The evidence about the relation between low inflation and economic growth is directly relevant to the Federal Reserve and our responsibility for monetary policy because there is widespread agreement that inflation is ultimately a monetary phenomenon; it results from a long-term pattern of money creation which is excessive relative to the economy's ability to produce goods and services. Further, there is agreement that the supply of money is determined by the central bank in the long run. Thus, with policy which limits money creation appropriately, the Federal Reserve can in fact achieve and maintain low inflation.
The role of government policy, however, goes beyond encouragement of trade and technological progress, and beyond sound monetary and fiscal policies, important as they may be. As I suspect you recognize full well, government provision of certain public goods, including transportation infrastructure, can be critical in fostering development and growth.
Transportation infrastructure is particularly important to the economy of the Ninth Federal Reserve District since we are far from export ports, such as New Orleans and Portland. Moreover, transportation costs are the principal wedge between world prices of wheat, corn, and soybeans and farm gate prices. The more expensive transportation is, the less Ninth District farmers receive.
Fortunately, the US has the lowest cost transportation system in the world for agricultural products. By way of example, it costs Brazilian farmers more than twice as much to move soybeans 300 miles from western Parana state to the coast as it does to move Ninth District soybeans 1,500 miles to the Gulf Coast.

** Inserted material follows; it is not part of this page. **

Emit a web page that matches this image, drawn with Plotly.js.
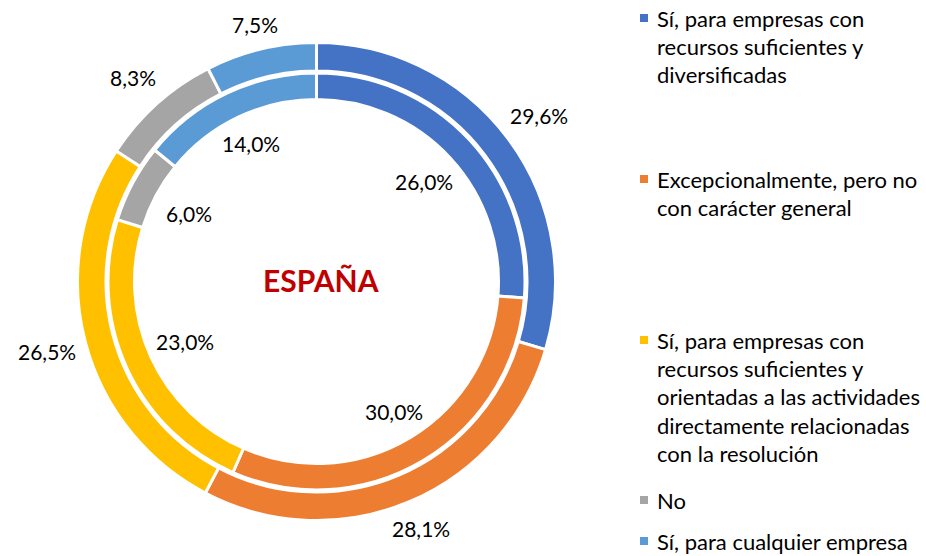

And US port charges are about half of Brazilian port charges.
The Mississippi and Missouri rivers have played a central role in the economic development of the region for more than a century. Steamboats linked St. Paul with the rest of the nation, went as far up the Minnesota River as Mankato, and 4-foot draft steamwheelers clawed their way up the Missouri as far as Montana in the 1880s. But the development and maintenance of the 9-foot channel in the Mississippi between the wars has been the most important factor for low-cost movement of Ninth District agricultural products. Locks and dams at St. Paul, Hastings, Red Wing, between Wabasha and Winona, as well as near Trempealeau and La Crosse, Wisconsin have helped to facilitate the large shipment of district products downriver and inputs such as fertilizer upriver.
The Mississippi, to be sure, provides a fundamental physical underpinning to the prosperity of Ninth District agriculture. But successful utilization of this resource has depended as well on government infrastructure investmentsthe channel, locks, and damscited earlier.
So the government can and has, in fact, played several significant roles in fostering economic growth. Macroeconomic policies, which have promoted stability, have provided a sound underpinning on which the private sector has thrived. Further, we have had an environment generally favorable to technological progress, a key element in productivity improvement. And, finally, government infrastructure investment has played a positive role as well, to the benefit of many sectors of the economy.